=== WHAT IS REQUIRED ===
Transcribe every line from the top down to the line with "const seriesNames = ['Net", both ends included, but not the pictures.
## begin STORED DATA
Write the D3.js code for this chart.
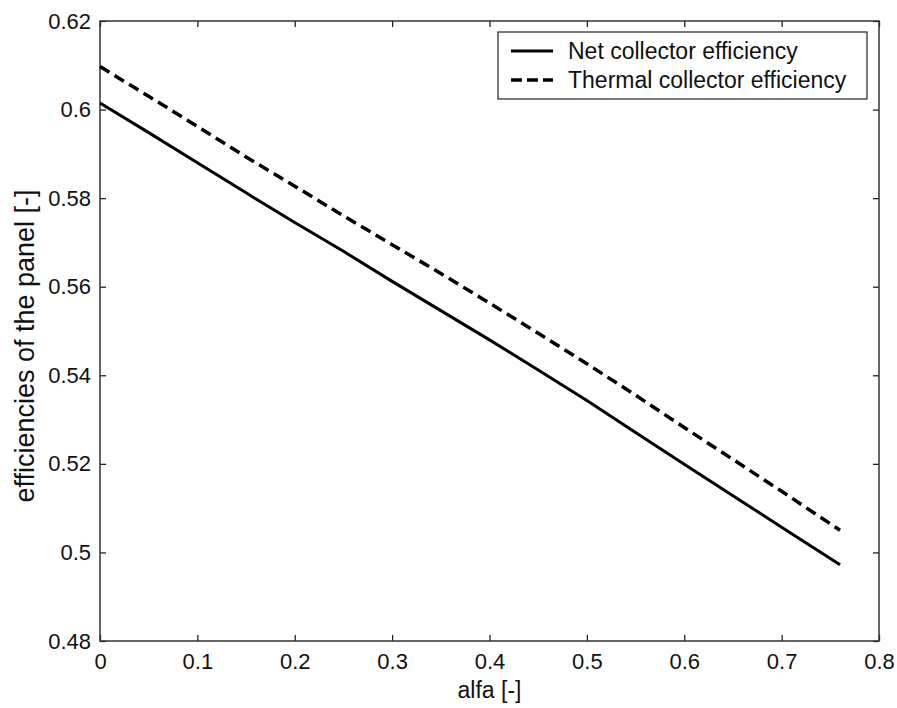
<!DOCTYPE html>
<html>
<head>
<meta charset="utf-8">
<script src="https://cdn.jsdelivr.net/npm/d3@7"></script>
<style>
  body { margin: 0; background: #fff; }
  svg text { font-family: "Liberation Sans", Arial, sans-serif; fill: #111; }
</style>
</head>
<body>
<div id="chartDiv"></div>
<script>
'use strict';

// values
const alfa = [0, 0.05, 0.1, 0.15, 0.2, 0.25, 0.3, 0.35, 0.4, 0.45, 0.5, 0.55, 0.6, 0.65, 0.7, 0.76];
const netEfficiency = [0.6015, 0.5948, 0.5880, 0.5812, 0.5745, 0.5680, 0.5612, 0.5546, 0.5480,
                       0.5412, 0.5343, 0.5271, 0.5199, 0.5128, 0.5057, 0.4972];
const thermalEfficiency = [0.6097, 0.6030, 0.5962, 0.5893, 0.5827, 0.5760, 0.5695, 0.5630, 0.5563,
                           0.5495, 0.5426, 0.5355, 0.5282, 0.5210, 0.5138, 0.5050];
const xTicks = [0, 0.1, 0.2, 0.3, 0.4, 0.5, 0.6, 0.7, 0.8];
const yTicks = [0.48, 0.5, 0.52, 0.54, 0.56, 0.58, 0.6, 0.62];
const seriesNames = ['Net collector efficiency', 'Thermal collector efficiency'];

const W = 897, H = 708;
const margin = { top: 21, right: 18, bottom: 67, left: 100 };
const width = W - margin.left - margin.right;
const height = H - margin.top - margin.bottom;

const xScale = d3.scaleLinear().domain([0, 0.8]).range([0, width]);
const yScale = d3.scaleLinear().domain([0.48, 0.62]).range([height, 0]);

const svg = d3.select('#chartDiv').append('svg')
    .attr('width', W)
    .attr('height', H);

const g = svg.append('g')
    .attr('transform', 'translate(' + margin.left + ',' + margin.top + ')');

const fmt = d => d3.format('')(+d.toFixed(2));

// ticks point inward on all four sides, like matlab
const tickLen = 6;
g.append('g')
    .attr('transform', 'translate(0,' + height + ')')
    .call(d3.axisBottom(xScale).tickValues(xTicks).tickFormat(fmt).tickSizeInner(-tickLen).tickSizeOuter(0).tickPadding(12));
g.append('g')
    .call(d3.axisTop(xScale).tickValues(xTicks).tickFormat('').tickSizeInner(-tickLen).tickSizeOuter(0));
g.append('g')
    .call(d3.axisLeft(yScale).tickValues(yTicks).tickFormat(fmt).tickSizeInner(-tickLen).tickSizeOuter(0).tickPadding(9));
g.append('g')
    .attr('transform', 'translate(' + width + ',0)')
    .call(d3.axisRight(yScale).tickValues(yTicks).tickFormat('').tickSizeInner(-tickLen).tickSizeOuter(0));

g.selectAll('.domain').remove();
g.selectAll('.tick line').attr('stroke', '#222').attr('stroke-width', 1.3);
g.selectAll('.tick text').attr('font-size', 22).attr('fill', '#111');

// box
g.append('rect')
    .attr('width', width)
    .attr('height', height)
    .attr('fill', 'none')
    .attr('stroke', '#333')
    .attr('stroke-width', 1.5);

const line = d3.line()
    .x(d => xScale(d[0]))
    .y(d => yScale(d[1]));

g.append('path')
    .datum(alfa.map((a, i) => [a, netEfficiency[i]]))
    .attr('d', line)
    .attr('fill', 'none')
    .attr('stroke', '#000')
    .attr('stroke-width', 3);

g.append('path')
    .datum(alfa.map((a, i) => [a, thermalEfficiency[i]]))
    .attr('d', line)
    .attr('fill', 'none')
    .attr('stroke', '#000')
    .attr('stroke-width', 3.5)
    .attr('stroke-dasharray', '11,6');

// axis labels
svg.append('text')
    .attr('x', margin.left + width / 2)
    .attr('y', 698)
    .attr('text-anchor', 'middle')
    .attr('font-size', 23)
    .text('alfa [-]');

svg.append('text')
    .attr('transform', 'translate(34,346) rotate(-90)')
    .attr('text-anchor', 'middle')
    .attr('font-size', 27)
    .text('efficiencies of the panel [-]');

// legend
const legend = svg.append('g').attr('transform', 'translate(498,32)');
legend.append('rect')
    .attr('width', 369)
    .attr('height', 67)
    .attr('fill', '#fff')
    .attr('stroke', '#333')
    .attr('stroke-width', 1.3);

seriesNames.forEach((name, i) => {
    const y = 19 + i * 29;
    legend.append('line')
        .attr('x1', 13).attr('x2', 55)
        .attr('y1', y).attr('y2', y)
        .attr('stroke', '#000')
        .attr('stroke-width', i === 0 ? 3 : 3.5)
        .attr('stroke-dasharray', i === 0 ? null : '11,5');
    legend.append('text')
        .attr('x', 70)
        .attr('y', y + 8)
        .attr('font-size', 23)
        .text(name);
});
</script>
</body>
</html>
## end STORED DATA
=== ANSWER TO THE TASK ===
Write the D3.js code for this chart.
<!DOCTYPE html>
<html>
<head>
<meta charset="utf-8">
<script src="https://cdn.jsdelivr.net/npm/d3@7"></script>
<style>
  body { margin: 0; background: #fff; }
  svg text { font-family: "Liberation Sans", Arial, sans-serif; fill: #111; }
</style>
</head>
<body>
<div id="chartDiv"></div>
<script>
'use strict';

// values
const alfa = [0, 0.05, 0.1, 0.15, 0.2, 0.25, 0.3, 0.35, 0.4, 0.45, 0.5, 0.55, 0.6, 0.65, 0.7, 0.76];
const netEfficiency = [0.6015, 0.5948, 0.5880, 0.5812, 0.5745, 0.5680, 0.5612, 0.5546, 0.5480,
                       0.5412, 0.5343, 0.5271, 0.5199, 0.5128, 0.5057, 0.4972];
const thermalEfficiency = [0.6097, 0.6030, 0.5962, 0.5893, 0.5827, 0.5760, 0.5695, 0.5630, 0.5563,
                           0.5495, 0.5426, 0.5355, 0.5282, 0.5210, 0.5138, 0.5050];
const xTicks = [0, 0.1, 0.2, 0.3, 0.4, 0.5, 0.6, 0.7, 0.8];
const yTicks = [0.48, 0.5, 0.52, 0.54, 0.56, 0.58, 0.6, 0.62];
const seriesNames = ['Net collector efficiency', 'Thermal collector efficiency'];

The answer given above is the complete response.